The Sydney Gazette, 1 June 1839 provided the following report of the same hearing:

``The Attorney General next applied in the case of Moody, and the other aboriginal blacks, who had been committed from Port Phillip to take their trial for sheep stealing.  He said there was not sufficient evidence against them, and he should have given an order for their discharge before, but he thought it would be better to wait until an opportunity for returning them to Port Phillip should present itself.  His Honor consented; he said in law they were already discharged, but, in fact, were only detained for the purpose of sending them down."

After reporting other cases, the Sydney Gazette continued on with a report of the preliminary proceedings in this case of R. v.
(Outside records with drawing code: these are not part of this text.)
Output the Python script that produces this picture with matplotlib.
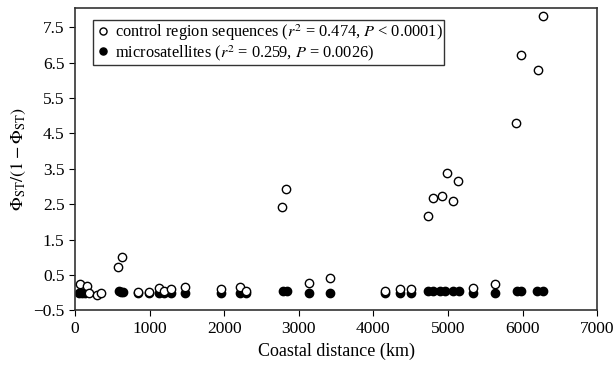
import numpy as np
from matplotlib import pyplot as plt

plt.rcParams['font.family'] = ['Liberation Serif', 'DejaVu Serif']
plt.rcParams['mathtext.fontset'] = 'stix'

# control region sequences (open circles)
cr_dist = [67, 157, 188, 290, 344, 581, 634, 849, 996, 1130, 1193, 1287, 1475,
           1953, 2208, 2288, 2779, 2833, 3140, 3422, 4155, 4361, 4500,
           4732, 4799, 4920, 4987, 5072, 5138, 5330, 5634, 5916, 5974, 6202, 6278]
cr_val = [0.24, 0.18, -0.01, -0.05, -0.01, 0.74, 1.0, 0.02, 0.02, 0.14, 0.05, 0.10, 0.15,
          0.10, 0.15, 0.06, 2.41, 2.92, 0.27, 0.43, 0.05, 0.10, 0.10,
          2.16, 2.69, 2.73, 3.39, 2.60, 3.17, 0.13, 0.25, 4.80, 6.72, 6.28, 7.82]

# microsatellites (filled circles)
ms_dist = [60, 95, 130, 590, 615, 645, 849, 996, 1130, 1193, 1287, 1475,
           1953, 2208, 2288, 2792, 2837, 3140, 3422, 4155, 4361, 4500,
           4736, 4803, 4893, 4960, 5071, 5152, 5330, 5634, 5920, 5974, 6189, 6278]
ms_val = [0.0, 0.0, 0.0, 0.05, 0.03, 0.02, 0.0, 0.0, 0.0, 0.0, 0.0, 0.0,
          0.0, 0.0, 0.0, 0.06, 0.04, -0.01, -0.01, -0.01, -0.01, -0.01,
          0.05, 0.04, 0.05, 0.04, 0.05, 0.04, -0.01, -0.01, 0.06, 0.04, 0.06, 0.04]

fig = plt.figure(figsize=(6.13, 3.67), dpi=100)
ax = fig.add_axes([0.1223, 0.154, 0.852, 0.824])

ax.plot(ms_dist, ms_val, 'o', ms=6, mfc='black', mec='black', mew=1,
        label='microsatellites ($r^2$ = 0.259, $P$ = 0.0026)', zorder=2)
ax.plot(cr_dist, cr_val, 'o', ms=6, mfc='white', mec='black', mew=1,
        label='control region sequences ($r^2$ = 0.474, $P$ < 0.0001)', zorder=3)

ax.set_xlim(0, 7000)
ax.set_ylim(-0.5, 8.04)
ax.set_xticks(np.arange(0, 7001, 1000))
ax.set_yticks(np.arange(-0.5, 7.6, 1.0))
ax.set_yticklabels(['\u22120.5'] + ['%.1f' % v for v in np.arange(0.5, 7.6, 1.0)])
ax.tick_params(direction='out', length=4, labelsize=12.5, top=False, right=False)
for s in ax.spines.values():
    s.set_color('#333333')
    s.set_linewidth(1.2)

ax.set_xlabel('Coastal distance (km)', fontsize=13)
ax.set_ylabel(r'$\Phi_{\rm ST}/(1-\Phi_{\rm ST})$', fontsize=13)

h, l = ax.get_legend_handles_labels()
leg = ax.legend(h[::-1], l[::-1], loc='upper left', bbox_to_anchor=(0.0345, 0.96),
                fontsize=11.8, frameon=True, fancybox=False, edgecolor='black',
                handletextpad=0.2, borderpad=0.12, labelspacing=0.0,
                handlelength=1.0, borderaxespad=0, markerscale=0.85)
leg.get_frame().set_linewidth(1.0)

fig.savefig('out.png', dpi=100)
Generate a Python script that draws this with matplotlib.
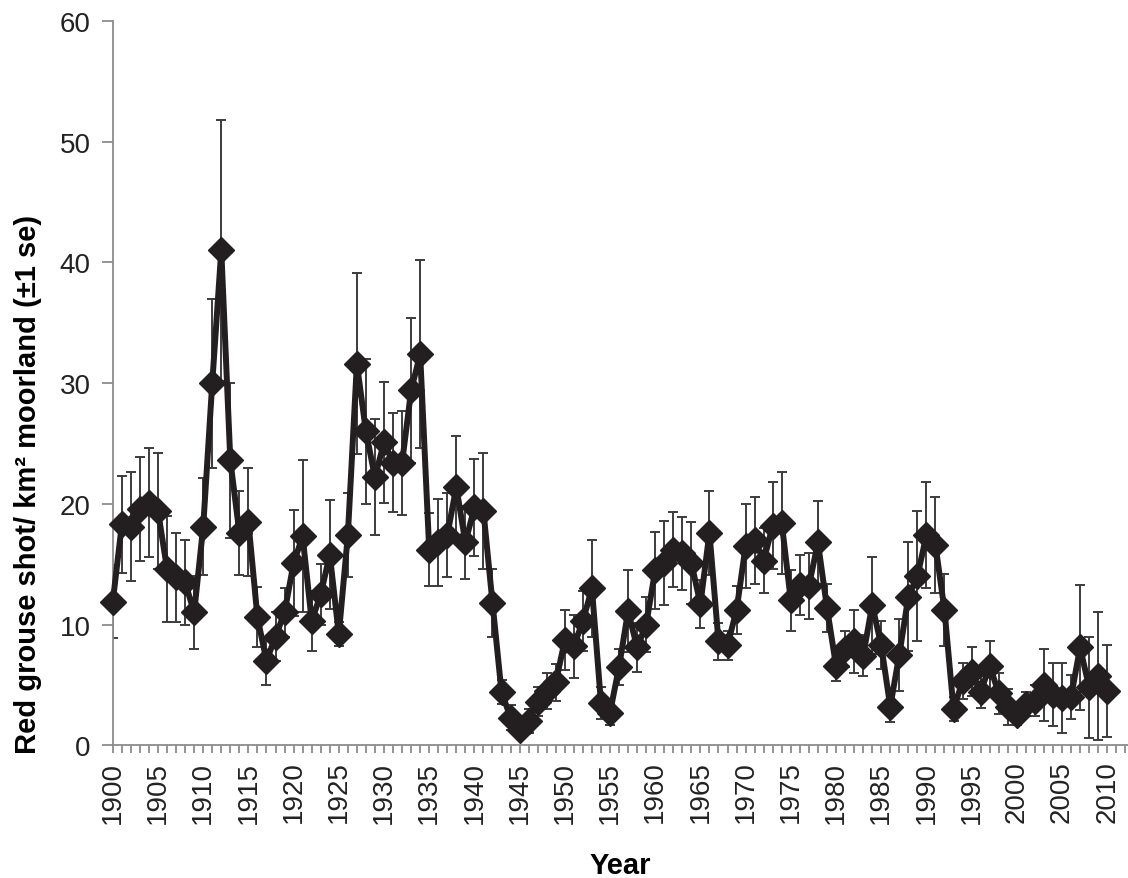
import matplotlib.pyplot as plt
import numpy as np

plt.rcParams['font.family'] = ['Liberation Sans', 'DejaVu Sans']

years = np.arange(1900, 2011)
grouse = [11.9, 18.3, 18.1, 19.6, 20.1, 19.4, 14.6, 13.9, 13.5, 11.0,
          18.1, 30.0, 41.0, 23.6, 17.6, 18.5, 10.6, 7.0, 9.0, 11.0,
          15.1, 17.3, 10.3, 12.5, 15.8, 9.2, 17.4, 31.6, 26.0, 22.2,
          25.1, 23.4, 23.4, 29.4, 32.4, 16.2, 16.8, 17.4, 21.4, 16.8,
          19.7, 19.4, 11.8, 4.4, 2.3, 1.3, 2.0, 3.6, 4.5, 5.2,
          8.7, 8.2, 10.3, 13.0, 3.5, 2.7, 6.5, 11.1, 8.1, 10.0,
          14.5, 15.1, 16.2, 15.9, 15.1, 11.7, 17.6, 8.6, 8.3, 11.2,
          16.5, 17.0, 15.3, 18.2, 18.4, 12.0, 13.3, 13.2, 16.8, 11.4,
          6.6, 8.0, 8.6, 7.4, 11.6, 8.3, 3.2, 7.5, 12.3, 14.0,
          17.4, 16.6, 11.2, 3.0, 5.3, 6.1, 4.4, 6.6, 4.3, 3.2,
          2.5, 3.4, 3.7, 5.0, 4.2, 3.9, 4.0, 8.1, 4.8, 5.7,
          4.5]
se = [3.0, 4.0, 4.5, 4.3, 4.5, 4.8, 4.4, 3.7, 3.5, 3.0,
      4.0, 7.0, 10.8, 6.4, 3.5, 4.5, 2.5, 2.0, 2.0, 2.0,
      4.4, 6.3, 2.5, 2.5, 4.5, 1.0, 3.5, 7.5, 6.0, 4.8,
      5.0, 4.1, 4.3, 6.0, 7.8, 3.0, 3.6, 3.5, 4.2, 3.0,
      4.0, 4.8, 2.8, 1.0, 1.0, 0.7, 1.0, 1.2, 1.5, 1.5,
      2.5, 2.6, 2.5, 4.0, 1.3, 1.0, 1.5, 3.4, 2.0, 2.3,
      3.2, 3.5, 3.1, 3.0, 3.4, 2.0, 3.5, 1.5, 1.2, 2.0,
      3.5, 3.6, 2.7, 3.6, 4.2, 2.5, 2.5, 2.7, 3.4, 2.0,
      1.3, 1.5, 2.6, 1.7, 4.0, 2.0, 1.3, 3.0, 4.5, 5.4,
      4.4, 4.0, 3.0, 1.0, 1.5, 2.0, 1.3, 2.0, 1.7, 1.5,
      0.8, 1.0, 1.3, 3.0, 2.6, 2.9, 1.8, 5.2, 4.2, 5.3,
      3.8]

fig = plt.figure(figsize=(11.28, 8.79), dpi=100)
ax = fig.add_axes([0.1, 0.151, 0.9, 0.824])

ax.errorbar(years, grouse, yerr=se, fmt='none', ecolor='#3c3c3c',
            elinewidth=1.4, capsize=3.5, capthick=1.4, zorder=2)
ax.plot(years, grouse, color='#231f20', lw=4.3, marker='D', ms=13.5,
        mec='#231f20', mfc='#231f20', zorder=3, clip_on=False)

ax.set_xlim(1900, 2012.3)
ax.set_ylim(0, 60)
ax.set_xticks(np.arange(1900, 2011, 5))
ax.set_xticks(np.arange(1900, 2013), minor=True)
ax.set_yticks(np.arange(0, 61, 10))

for s in ['top', 'right']:
    ax.spines[s].set_visible(False)
for s in ['left', 'bottom']:
    ax.spines[s].set_color('#8c8c8c')
    ax.spines[s].set_linewidth(1.3)

ax.tick_params(axis='x', which='both', direction='out', length=6,
               color='#8c8c8c', width=1.3)
ax.tick_params(axis='x', which='major', labelsize=20, labelrotation=90,
               labelcolor='#222222', pad=5)
ax.tick_params(axis='y', direction='out', length=8, color='#8c8c8c',
               width=1.3, labelsize=20, labelcolor='#222222', pad=8)

ax.set_xlabel('Year', fontsize=21, fontweight='bold')
ax.xaxis.set_label_coords(0.5, -0.146)
ax.set_ylabel('Red grouse shot/ km² moorland (±1 se)', fontsize=21,
              fontweight='bold')
ax.yaxis.set_label_coords(-0.070, 0.362)

fig.savefig('out.png', dpi=100)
Sandy as follows: ``The Attorney General said there were five Aboriginal natives committed by Mr. Mayne for murder.  It was intended that they should be tried for robbery and not murder, but a difficulty presented itself on account of their language not being understood by Mr. Threlkeld and Mr. McDondald, but means would be taken to get an interpreter.  The Attorney General said that he hoped the Government would take measures in future that every commissioner may be attended by an interviewer."

[2]  John Hubert Plunkett.

[3]  See also Sydney Gazette, 22 August 1839.

[4] This version is supplied for the greater detail it gives, while the Sydney Herald gave a better account of the Chief Justice's summing up. For editorial comment, taking the usual anti-Aboriginal line of  that paper, see Sydney Herald, 23 September 1839.